Both the line containing "What D3.js code" and the line containing "1.313, 1.308, 1.307];" belong in the copy, as do all lines between them, copied exactly; pictures do not.

++++ Extracted entries ++++

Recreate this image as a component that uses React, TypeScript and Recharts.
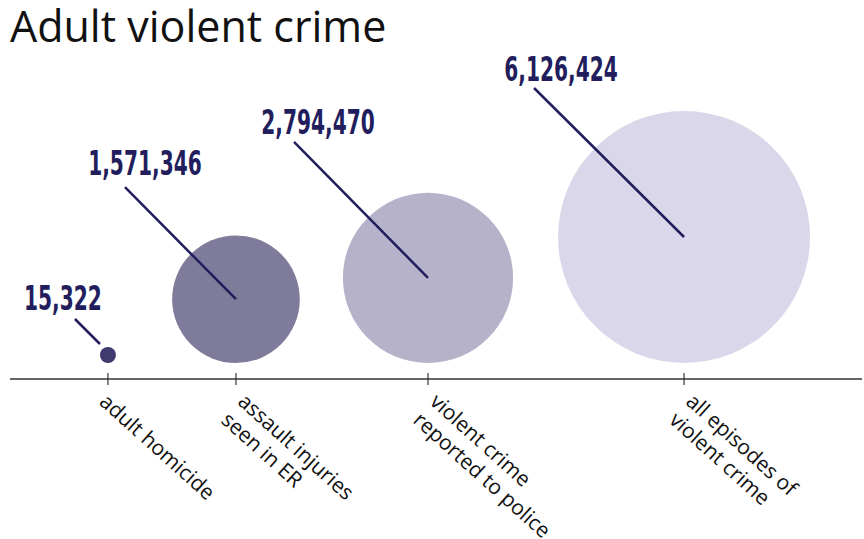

++++
++++ Extracted entries ++++

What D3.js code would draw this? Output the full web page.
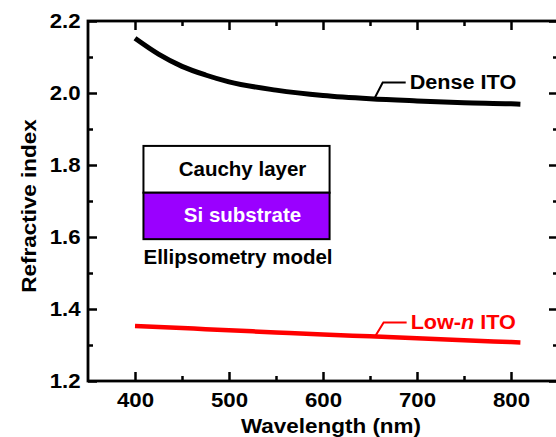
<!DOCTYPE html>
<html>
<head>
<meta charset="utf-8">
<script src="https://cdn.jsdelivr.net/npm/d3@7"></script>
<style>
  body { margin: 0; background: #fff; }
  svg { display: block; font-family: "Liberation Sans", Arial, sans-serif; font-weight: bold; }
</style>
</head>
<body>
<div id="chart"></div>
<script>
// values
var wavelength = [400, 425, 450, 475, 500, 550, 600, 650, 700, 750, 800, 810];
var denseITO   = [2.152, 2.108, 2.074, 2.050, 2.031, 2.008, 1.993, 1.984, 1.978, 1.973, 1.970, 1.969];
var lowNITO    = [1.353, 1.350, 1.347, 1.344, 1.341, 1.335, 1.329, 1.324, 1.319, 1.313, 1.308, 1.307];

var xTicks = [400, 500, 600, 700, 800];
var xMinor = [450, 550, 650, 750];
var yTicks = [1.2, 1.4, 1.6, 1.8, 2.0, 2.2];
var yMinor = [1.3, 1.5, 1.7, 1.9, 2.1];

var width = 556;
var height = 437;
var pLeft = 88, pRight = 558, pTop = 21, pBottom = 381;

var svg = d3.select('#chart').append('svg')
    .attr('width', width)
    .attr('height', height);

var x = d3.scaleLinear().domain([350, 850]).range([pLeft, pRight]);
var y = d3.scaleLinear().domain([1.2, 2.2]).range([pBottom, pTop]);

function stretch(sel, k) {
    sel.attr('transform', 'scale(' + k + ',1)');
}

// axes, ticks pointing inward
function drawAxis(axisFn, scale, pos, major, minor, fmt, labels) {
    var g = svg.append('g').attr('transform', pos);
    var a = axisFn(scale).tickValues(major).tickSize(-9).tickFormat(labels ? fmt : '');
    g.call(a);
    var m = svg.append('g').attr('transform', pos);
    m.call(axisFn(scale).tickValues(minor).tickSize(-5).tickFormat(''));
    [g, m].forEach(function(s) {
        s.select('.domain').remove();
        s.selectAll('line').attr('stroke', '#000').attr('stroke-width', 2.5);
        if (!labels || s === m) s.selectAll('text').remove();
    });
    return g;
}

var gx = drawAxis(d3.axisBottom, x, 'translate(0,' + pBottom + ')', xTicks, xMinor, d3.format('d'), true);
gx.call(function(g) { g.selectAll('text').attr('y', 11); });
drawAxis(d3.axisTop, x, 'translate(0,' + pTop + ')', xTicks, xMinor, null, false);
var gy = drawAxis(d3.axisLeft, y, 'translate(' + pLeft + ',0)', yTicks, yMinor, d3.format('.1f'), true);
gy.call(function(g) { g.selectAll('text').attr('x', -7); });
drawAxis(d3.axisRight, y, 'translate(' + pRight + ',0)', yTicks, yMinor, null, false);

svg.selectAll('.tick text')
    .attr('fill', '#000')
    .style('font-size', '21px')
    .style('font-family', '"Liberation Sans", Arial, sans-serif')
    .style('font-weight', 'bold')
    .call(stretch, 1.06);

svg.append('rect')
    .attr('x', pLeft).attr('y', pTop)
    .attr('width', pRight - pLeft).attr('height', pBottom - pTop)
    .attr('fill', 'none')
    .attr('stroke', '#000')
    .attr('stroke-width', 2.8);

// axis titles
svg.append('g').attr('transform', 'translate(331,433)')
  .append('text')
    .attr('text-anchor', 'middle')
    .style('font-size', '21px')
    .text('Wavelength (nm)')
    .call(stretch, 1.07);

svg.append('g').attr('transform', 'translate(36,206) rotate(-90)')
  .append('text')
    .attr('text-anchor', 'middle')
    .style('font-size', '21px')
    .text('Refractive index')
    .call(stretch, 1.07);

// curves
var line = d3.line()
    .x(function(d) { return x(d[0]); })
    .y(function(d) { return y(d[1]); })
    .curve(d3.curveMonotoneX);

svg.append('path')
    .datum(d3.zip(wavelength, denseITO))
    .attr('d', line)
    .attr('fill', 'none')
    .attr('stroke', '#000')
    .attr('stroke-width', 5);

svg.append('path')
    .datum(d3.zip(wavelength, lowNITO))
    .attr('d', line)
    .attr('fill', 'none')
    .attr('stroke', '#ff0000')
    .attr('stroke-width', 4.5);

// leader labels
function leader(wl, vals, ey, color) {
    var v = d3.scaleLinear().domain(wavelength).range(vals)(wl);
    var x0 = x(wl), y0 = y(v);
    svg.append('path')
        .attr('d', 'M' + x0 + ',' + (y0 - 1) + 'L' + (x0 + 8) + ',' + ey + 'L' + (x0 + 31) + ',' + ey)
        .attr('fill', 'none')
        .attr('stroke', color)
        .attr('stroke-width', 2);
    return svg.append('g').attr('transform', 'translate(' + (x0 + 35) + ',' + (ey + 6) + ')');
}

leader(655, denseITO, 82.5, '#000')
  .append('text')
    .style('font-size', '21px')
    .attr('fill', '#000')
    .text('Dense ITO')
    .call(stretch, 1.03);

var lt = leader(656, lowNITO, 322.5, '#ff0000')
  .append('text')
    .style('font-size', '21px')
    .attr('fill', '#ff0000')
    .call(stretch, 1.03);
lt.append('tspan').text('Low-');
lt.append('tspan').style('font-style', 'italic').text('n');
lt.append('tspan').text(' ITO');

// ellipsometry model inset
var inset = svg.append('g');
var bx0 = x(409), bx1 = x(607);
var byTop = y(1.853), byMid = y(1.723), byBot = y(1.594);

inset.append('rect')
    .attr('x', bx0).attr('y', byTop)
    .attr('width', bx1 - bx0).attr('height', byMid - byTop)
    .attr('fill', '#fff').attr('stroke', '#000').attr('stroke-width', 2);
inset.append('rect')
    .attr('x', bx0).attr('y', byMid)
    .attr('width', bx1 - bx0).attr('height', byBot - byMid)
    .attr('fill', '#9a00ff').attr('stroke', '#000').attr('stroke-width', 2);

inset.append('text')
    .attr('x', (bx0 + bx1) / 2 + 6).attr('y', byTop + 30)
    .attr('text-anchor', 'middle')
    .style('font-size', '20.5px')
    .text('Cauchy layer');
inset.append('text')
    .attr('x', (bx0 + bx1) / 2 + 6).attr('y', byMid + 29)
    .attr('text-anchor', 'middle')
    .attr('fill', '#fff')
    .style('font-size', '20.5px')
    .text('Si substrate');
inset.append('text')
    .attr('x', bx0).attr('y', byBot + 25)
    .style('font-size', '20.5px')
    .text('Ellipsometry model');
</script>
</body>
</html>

++++

--- Output of the exercise ---
What D3.js code would draw this? Output the full web page.
<!DOCTYPE html>
<html>
<head>
<meta charset="utf-8">
<script src="https://cdn.jsdelivr.net/npm/d3@7"></script>
<style>
  body { margin: 0; background: #fff; }
  svg { display: block; font-family: "Liberation Sans", Arial, sans-serif; font-weight: bold; }
</style>
</head>
<body>
<div id="chart"></div>
<script>
// values
var wavelength = [400, 425, 450, 475, 500, 550, 600, 650, 700, 750, 800, 810];
var denseITO   = [2.152, 2.108, 2.074, 2.050, 2.031, 2.008, 1.993, 1.984, 1.978, 1.973, 1.970, 1.969];
var lowNITO    = [1.353, 1.350, 1.347, 1.344, 1.341, 1.335, 1.329, 1.324, 1.319, 1.313, 1.308, 1.307];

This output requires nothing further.